The Shareholders’ Meeting was also an opportunity for Chairman and CEO Patrick Pouyanné, Lead Independent Director Patricia Barbizet, and Chief Financial Officer Patrick de La Chevardière, to report the Group’s 2015 performance, new corporate governance, and outlook to the 3,200 shareholders present.

Patrick de La Chevardière confirmed the Group’s resilience despite a highly volatile environment in 2015, based on the strength of its integrated model, the operational excellence of its business segments and strong discipline in investments and operating costs.

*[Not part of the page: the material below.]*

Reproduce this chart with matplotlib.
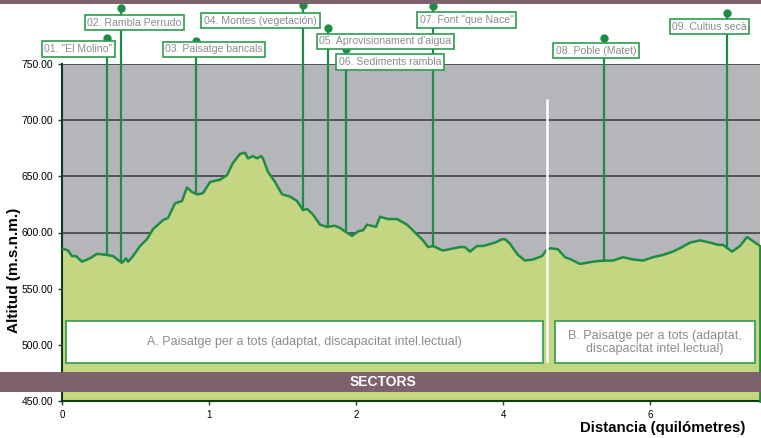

Ms. Patricia Barbizet described TOTAL’s new corporate governance, following the combination of the roles of Chairman and CEO and her appointment as Lead Independent Director. She commented on the activities of the Board and its four Committees, and outlined its high proportion of women and independent directors. Following the Shareholders’ Meeting, the Board of Directors consists of 54% women and 45% international members.

Finally, Patrick Pouyanné presented the Group’s outlook. In the current volatile economic environment, he reiterated TOTAL’s strong commitment to lowering its breakeven by focusing on the four pillars of safety, operational excellence, cost discipline and priority to cash generation. He also detailed the Group’s ambition over the next 20 years to become a responsible energy player by providing reliable and affordable energy to the greatest number of people, while aiming to gradually reduce the carbon intensity of its energy mix, notably through growth in gas and renewable energy. As decided by the Board of Directors on March 15, 2016, the Integrating Climate Into our Strategy report was also published and made available to all shareholders.

The Annual Shareholders’ Meeting was also an opportunity to pay special tribute to Thierry Desmarest, whose term of office expired at the Annual Meeting after 21 years as a Board member, including 15 years as Chairman. His exceptional efforts in raising TOTAL to its position as fourth among international oil and gas companies were acknowledged.